> TASK
Search the material for the string "document" and copy each line where it occurs.

> LISTED ENTRIES
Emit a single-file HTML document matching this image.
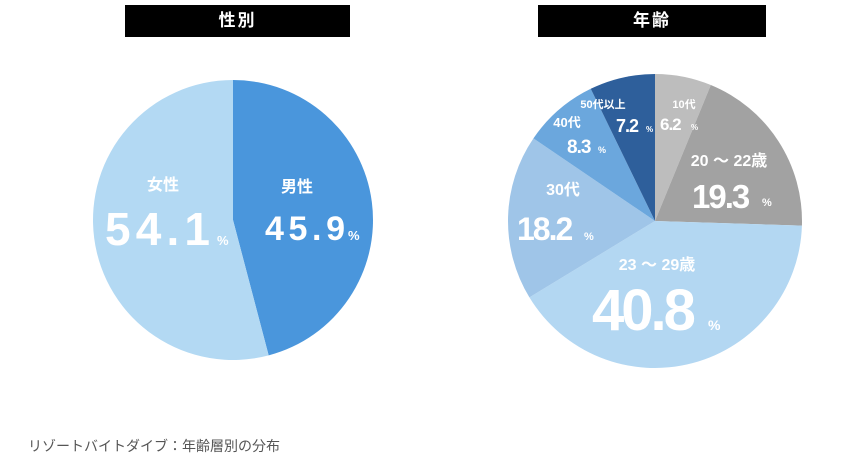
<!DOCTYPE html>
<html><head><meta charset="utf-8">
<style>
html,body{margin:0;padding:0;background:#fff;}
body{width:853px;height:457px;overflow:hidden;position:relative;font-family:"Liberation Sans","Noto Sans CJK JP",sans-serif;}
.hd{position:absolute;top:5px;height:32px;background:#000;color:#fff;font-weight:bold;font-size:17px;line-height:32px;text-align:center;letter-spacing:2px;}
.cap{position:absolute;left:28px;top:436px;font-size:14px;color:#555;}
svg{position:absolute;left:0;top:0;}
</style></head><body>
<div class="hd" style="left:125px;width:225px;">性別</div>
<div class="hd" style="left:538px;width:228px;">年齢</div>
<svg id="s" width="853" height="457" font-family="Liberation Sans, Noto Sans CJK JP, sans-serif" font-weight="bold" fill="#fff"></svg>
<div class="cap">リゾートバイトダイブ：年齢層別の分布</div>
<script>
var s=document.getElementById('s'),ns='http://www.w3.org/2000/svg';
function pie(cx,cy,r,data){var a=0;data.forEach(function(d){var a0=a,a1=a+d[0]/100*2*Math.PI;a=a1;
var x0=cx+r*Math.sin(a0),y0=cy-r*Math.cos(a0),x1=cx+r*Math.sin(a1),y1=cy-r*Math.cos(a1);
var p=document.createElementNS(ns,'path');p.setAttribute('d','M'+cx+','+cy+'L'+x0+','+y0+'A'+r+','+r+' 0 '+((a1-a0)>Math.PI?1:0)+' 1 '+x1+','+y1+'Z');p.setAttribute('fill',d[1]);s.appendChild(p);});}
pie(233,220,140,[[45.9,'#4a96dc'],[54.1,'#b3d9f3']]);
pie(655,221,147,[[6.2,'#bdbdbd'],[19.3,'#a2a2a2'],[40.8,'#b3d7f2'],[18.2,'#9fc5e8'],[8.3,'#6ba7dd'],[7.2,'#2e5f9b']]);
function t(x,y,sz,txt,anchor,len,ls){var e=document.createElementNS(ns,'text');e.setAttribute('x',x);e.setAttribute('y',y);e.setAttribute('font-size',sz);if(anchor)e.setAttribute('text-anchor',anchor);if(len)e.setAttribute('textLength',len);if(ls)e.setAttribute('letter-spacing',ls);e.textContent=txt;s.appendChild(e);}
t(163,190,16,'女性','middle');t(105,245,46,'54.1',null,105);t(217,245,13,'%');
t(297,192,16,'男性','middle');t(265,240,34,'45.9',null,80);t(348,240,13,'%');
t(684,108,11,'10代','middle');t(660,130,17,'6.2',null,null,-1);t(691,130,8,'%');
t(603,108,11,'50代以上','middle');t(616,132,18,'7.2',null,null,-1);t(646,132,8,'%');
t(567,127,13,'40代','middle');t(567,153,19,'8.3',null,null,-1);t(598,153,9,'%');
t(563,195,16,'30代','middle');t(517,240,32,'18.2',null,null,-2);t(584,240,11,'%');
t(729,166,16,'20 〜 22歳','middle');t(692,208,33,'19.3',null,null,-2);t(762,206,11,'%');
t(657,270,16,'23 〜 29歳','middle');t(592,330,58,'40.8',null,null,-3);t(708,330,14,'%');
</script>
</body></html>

==

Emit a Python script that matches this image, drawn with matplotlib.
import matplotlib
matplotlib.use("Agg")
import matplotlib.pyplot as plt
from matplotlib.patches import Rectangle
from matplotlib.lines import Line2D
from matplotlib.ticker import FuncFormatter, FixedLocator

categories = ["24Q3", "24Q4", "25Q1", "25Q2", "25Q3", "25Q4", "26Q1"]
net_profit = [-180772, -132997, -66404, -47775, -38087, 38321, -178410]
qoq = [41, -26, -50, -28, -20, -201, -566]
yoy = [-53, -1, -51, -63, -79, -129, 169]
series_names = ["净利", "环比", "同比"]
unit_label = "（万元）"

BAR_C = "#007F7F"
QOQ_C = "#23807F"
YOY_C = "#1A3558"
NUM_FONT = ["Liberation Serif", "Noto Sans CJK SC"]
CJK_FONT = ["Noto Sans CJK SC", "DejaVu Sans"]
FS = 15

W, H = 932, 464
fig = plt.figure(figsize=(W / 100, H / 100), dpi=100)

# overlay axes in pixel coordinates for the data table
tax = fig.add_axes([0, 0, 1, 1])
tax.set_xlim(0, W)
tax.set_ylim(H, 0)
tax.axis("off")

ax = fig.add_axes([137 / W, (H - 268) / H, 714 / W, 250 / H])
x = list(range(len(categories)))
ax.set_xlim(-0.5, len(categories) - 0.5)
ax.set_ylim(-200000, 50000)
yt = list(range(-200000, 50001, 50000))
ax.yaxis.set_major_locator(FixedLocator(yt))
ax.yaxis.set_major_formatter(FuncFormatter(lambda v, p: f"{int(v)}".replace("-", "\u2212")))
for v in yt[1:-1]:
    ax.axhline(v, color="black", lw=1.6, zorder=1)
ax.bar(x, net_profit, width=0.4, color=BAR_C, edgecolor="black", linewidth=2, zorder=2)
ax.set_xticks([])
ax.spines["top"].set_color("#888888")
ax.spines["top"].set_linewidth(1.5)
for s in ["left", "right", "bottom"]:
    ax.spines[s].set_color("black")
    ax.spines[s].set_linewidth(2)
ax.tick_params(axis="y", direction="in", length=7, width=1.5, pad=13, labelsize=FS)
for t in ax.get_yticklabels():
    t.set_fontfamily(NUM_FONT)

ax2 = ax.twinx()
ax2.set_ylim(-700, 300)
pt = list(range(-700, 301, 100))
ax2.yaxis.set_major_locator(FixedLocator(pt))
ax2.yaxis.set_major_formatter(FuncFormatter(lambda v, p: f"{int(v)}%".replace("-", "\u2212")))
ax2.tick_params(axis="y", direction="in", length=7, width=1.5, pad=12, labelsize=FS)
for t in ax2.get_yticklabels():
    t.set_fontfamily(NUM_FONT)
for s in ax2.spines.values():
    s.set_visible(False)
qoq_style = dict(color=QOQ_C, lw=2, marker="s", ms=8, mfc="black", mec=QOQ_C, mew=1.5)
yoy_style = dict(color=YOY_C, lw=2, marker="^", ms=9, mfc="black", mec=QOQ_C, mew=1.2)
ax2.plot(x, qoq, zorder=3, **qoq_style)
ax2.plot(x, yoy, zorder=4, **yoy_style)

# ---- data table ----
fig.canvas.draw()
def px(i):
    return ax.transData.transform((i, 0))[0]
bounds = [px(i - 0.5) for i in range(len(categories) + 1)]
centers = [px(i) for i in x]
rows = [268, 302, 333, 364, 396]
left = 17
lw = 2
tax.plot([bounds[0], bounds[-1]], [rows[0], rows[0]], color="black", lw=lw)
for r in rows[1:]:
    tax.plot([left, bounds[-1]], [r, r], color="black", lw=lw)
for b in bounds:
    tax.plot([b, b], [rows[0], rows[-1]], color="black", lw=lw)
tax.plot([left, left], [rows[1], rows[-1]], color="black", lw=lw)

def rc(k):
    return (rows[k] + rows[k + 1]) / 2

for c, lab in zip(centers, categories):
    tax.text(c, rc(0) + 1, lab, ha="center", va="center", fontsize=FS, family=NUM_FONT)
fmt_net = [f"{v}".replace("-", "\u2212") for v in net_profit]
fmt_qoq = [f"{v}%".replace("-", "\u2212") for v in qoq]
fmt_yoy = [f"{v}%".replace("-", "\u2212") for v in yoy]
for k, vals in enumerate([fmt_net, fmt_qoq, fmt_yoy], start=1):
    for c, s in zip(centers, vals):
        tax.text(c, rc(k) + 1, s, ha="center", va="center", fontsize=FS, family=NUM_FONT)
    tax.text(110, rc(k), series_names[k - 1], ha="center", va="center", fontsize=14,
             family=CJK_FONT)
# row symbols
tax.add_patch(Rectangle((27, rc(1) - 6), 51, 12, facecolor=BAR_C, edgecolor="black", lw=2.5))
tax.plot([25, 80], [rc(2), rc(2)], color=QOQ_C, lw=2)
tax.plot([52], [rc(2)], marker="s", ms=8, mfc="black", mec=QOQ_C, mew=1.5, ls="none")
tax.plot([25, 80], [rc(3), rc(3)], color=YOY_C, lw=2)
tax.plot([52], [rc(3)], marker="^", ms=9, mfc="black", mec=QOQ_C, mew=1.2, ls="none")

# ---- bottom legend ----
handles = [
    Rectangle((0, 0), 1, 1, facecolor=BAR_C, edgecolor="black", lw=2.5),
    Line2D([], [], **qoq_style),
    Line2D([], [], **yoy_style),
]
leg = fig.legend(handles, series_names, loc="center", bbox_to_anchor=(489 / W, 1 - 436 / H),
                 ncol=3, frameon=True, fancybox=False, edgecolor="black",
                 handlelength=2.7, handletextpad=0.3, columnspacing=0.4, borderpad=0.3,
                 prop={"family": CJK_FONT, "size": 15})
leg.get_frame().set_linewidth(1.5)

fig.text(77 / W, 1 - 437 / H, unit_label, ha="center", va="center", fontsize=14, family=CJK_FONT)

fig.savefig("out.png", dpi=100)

> THE RESPONSE
Emit a single-file HTML document matching this image.
var s=document.getElementById('s'),ns='http://www.w3.org/2000/svg';
var p=document.createElementNS(ns,'path');p.setAttribute('d','M'+cx+','+cy+'L'+x0+','+y0+'A'+r+','+r+' 0 '+((a1-a0)>Math.PI?1:0)+' 1 '+x1+','+y1+'Z');p.setAttribute('fill',d[1]);s.appendChild(p);});}
function t(x,y,sz,txt,anchor,len,ls){var e=document.createElementNS(ns,'text');e.setAttribute('x',x);e.setAttribute('y',y);e.setAttribute('font-size',sz);if(anchor)e.setAttribute('text-anchor',anchor);if(len)e.setAttribute('textLength',len);if(ls)e.setAttribute('letter-spacing',ls);e.textContent=txt;s.appendChild(e);}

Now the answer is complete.